Sem o humor ferino, restou a violência pura. E o que eles pretendiam retratar como quadro nefasto de uma realidade atual e inexplicável resulta na tela como exibicionismo. Você não sabe até que ponto há um lamento diante de uma violência que engoliu as civilizações e até que ponto o filme se aproveita do temor gerado por essa mesma violência para envolver o espectador.
Há os registros inevitáveis: os bem engendrados planos gerais, a performance de atores tarimbados, a evocação dos antigos faroestes, a inspiração em um livro de Cormac McCarthy. Mas a reunião de todos esses elementos parece, ao final, compor um quadro sem moldura – um questionamento sobre a violência desmedida que, ao situá-la em contexto tão específico do interior norte-americano, padece de uma significação mais geral. A metáfora está lá, mas também está fora do filme. E é preciso juntar as duas partes para dar sentido à sua construção. O filme, sozinho, visto sem a moldura das entrevistas de atores, diretores, roteirista, não expõe de todo o seu propósito. Nisso, é um filme muito semelhante a outro sucesso recente, "Sangue Negro" (Paul Thomas Anderson) – o que talvez configure, e isso é algo a se estudar, uma nova tendência do cinema americano atual.
Neste sentido, o fato de os Coeh terem recorrido a um texto de Cormac McCarthy não ajuda muito. Quer dizer: ajuda ao dar uma legitimidade literária, uma licença estética e uma pré-aprovação cultural ao filme. Mas a escrita propriamente dita de McCarthy, um autor difícil, um escritor de westerns barrocos, por si só já coloca no meio do caminho o obstáculo da necessidade de adaptação. É mais um complicador para a plena fruição de um filme que, do meio para o final, vai desabando junto com o seu discurso descrente e derrotado.
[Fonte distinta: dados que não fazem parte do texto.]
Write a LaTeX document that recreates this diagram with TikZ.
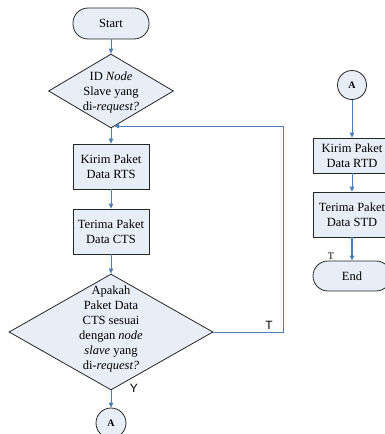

Não é, vê-se, um filme que estuda causas e prevê conseqüências diante da violência banalizada que toma como tema. É, antes, um filme que se contenta em apreciar essa violência, desenhar sua manifestação, documentar seu modus operandi, deixar-se cair perplexo diante de sua fúria. Não poderia, sendo assim, deixar de ser incômodo a quem o assiste.
E aqui ele se alinha aos demais citados ao longo deste texto, pois se é incômodo ver "Onde os fracos..." se render à maldade crônica do mundo representada por Javier Bardem, também é exasperante ver Tommy Lee Jones carregar o cadáver literal de uma convivência falida em "Três Enterros". Como também é, em muitos momentos, um fardo assistir ao mesmo Lee Jones ser jogado daqui para acolá, e novamente de lá para cá, como um cidadão perdido num país em crise na busca pelo filho em "No Vale das Sombras".
Coincidência ou não, é sempre ele, Tommy Lee Jones, o espantalho humano estatelado na tela, em quadros estáticos, em cenas desprovidas de ação, fotogramas desiludidos de um cinema rendido ao real. Mas difícil de apreciar, no seus horizontes sombrios e silenciosos.
Um comentário:
Ai ai meu cunhado quanta beleza de texto!!!
Muito bom ler isso num dia de domingo. Sou mesmo sua leitora, é bom compartilhar o que pensas.
È isso aí.
Muito bom.
Beijo a todos.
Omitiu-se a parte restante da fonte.